Here are some close-up pictures of my Rebote (about 2MB each).

http://koti.mbnet.fi/simopot/temp/rebote.jpg
http://koti.mbnet.fi/simopot/temp/pcb_front.jpg
http://koti.mbnet.fi/simopot/temp/pcb_back.jpg

The PCB is pretty messy after all soldering and un-soldering.


Any help would be appreciated! I've spent hours debugging this but I can't find the reason for this strange problem.




fixr1984

#1
Just from looking at the pictures I would say to double check for solder bridges.
On the third picture, upper left looks like there is maybe one there. Also where the input and
ground connect to the board looks a little close to me.




simop

Thanks for your reply.

Neither one of those is a solder bridge. Checked them with a multimeter and a magnifying glass. As I said, I've checked everything many times.

composition4

I know you said you checked everything, but did you try replacing your pots? I built a rebote a few weeks back and had a few troubles - turned out to be an intermittent pot.

Probably not it, but think it may be worth a look

Jonathan

simop

I didn't try replacing the pots but I checked them with my multimeter and the resistances were ok. Thanks anyway.

scaesic



Get rid of that possible bridge on the top left.

Run solder over the rest of these, they look like they could be dry joints.

Finally, the second from the left looks like the solder pad has been removed, if so you'll have to improvise with a peice of wire.

simop

#6
Quote from: scaesic on August 17, 2008, 06:56:51 AM
Get rid of that possible bridge on the top left.
It's not a bridge though in the picture it looks like one.

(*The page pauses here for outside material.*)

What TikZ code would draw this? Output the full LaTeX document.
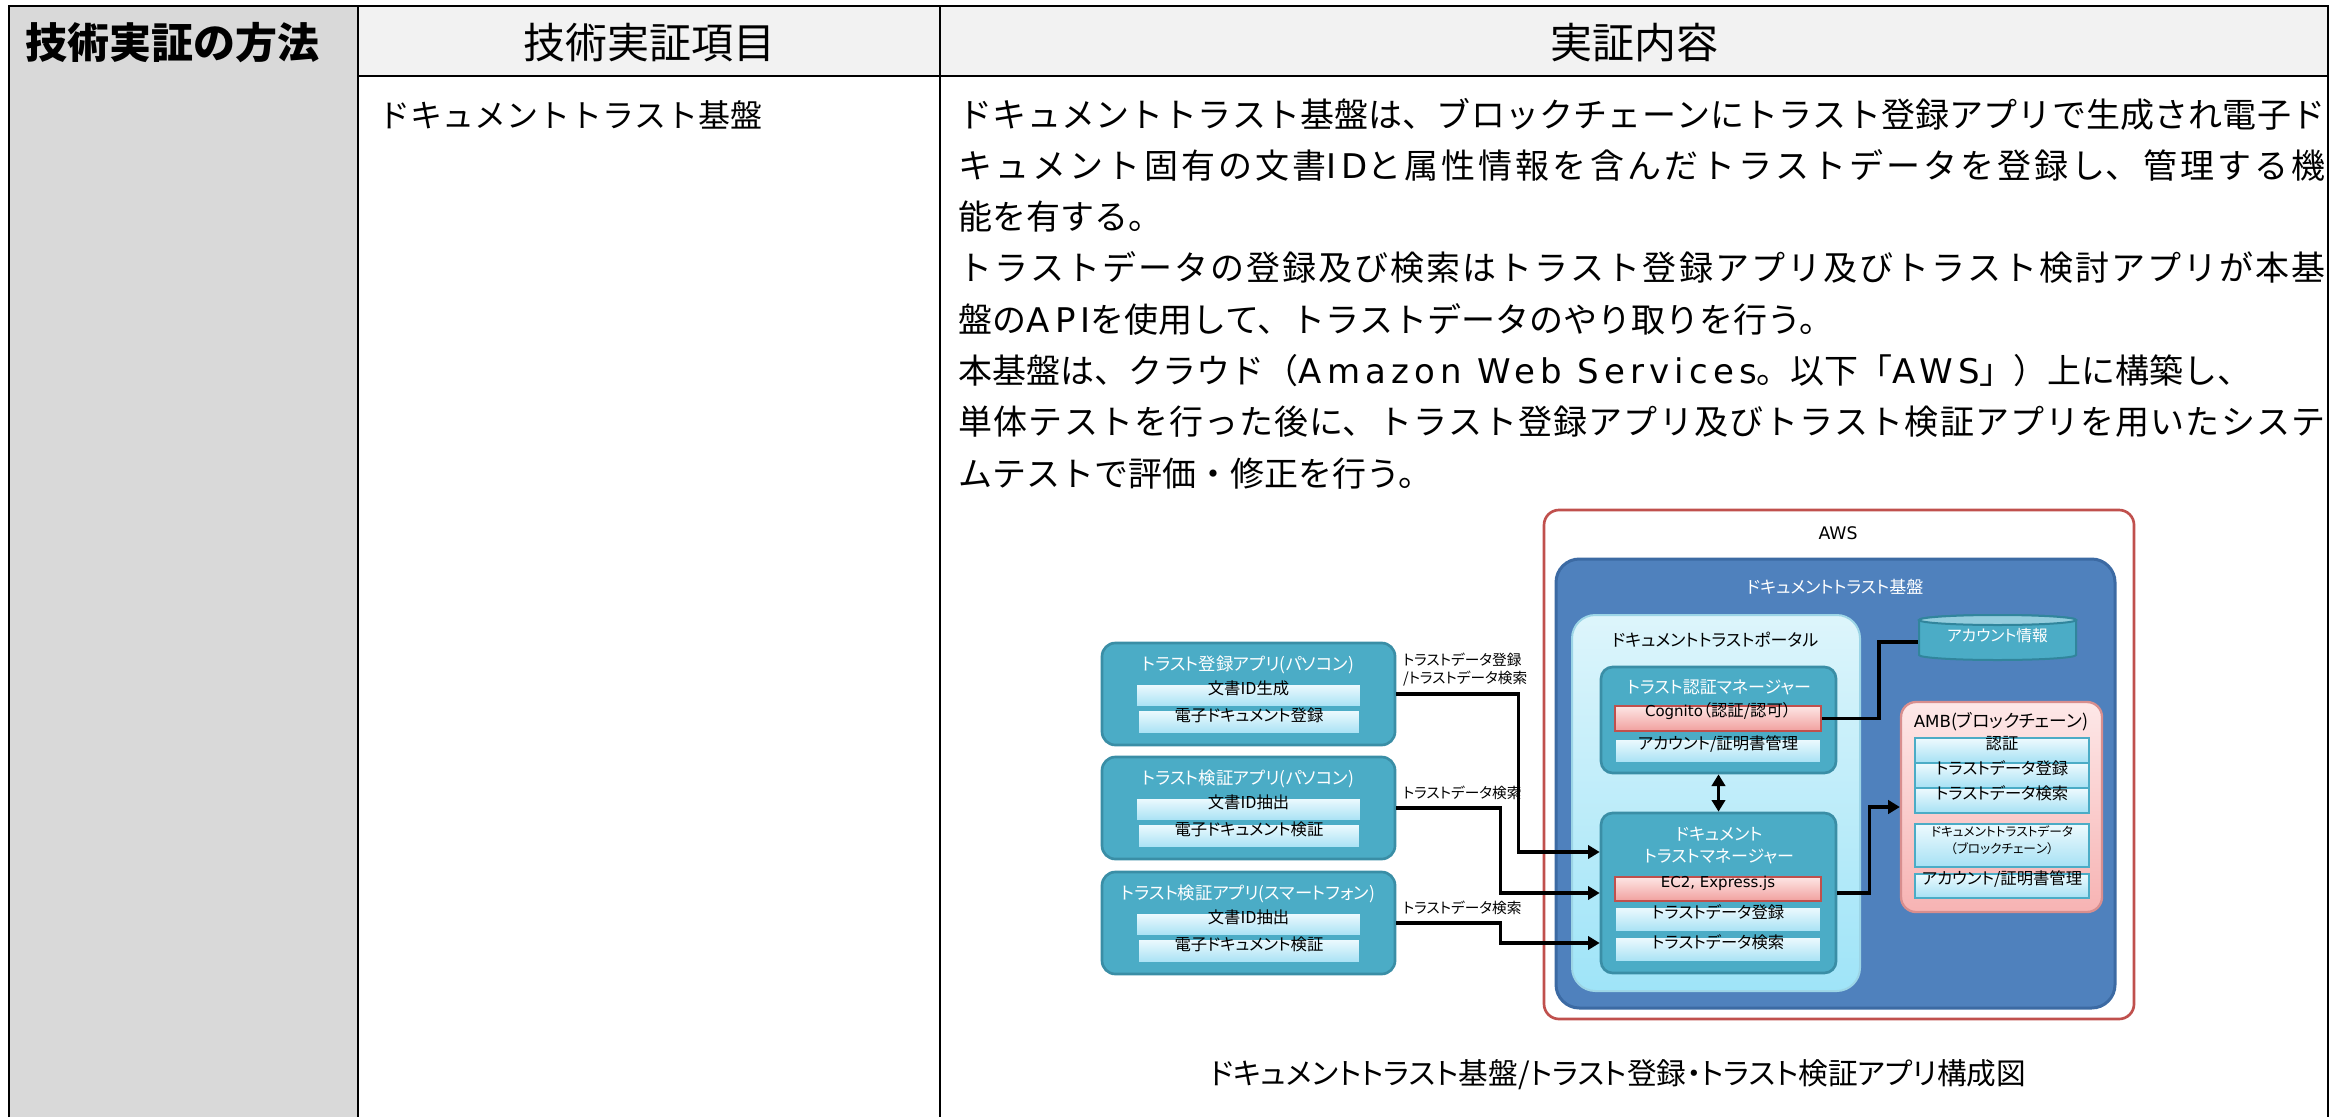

Quote from: scaesic on August 17, 2008, 06:56:51 AM
Run solder over the rest of these, they look like they could be dry joints.
They don't look that bad in "real world". I checked them anyway.

Quote from: scaesic on August 17, 2008, 06:56:51 AM
Finally, the second from the left looks like the solder pad has been removed, if so you'll have to improvise with a peice of wire.
What do you mean by "the second from the left"?

***

I did measurements again, this time with a 9V wall-wart that gives 9.49 volts unloaded.
IC1 (PT2399)
1: 5.03
2: 2.51
3: 0.00
4: 0.00
5: 2.39
6: 2.51
7: 0.16
8: 0.56
9: 2.52
10: 2.52
11: 2.52
12: 2.52
13: 2.43
14: 4.92
15: 2.52
16: 2.52

IC2 (TL072)
1: 4.73
2: 4.73
3: 4.69
4: 0.00
5: 3.80
6: 4.69
7: 4.72
8: 9.42

IC3 (78L05)
1: 5.03
2: 0.00
3: 9.39

I also tried removing the PT2399 from its socket. Then the sound was not distorted (there was no delay of course). Does that mean that the TL072 is working and the problem is in this area? I'm pretty sure that some of the components is broken since I've checked the PCB, solderings, connections etc so many times. How easily does a PT2399 brake? I have actually two of those and I tried the fresh one earlier. The circuit might have had some other problems then and therefore both of my PT2399's might be broken. Is there a way to check whether it's working or not? Could the capacitors or resistors be broken?

simop

I said I had checked everything many many times. I decided to check again before trying a new PT2399 chip. I found a cold joint between 0.001uF capacitor and 24k resistor. Now it's working. Thanks for everybody.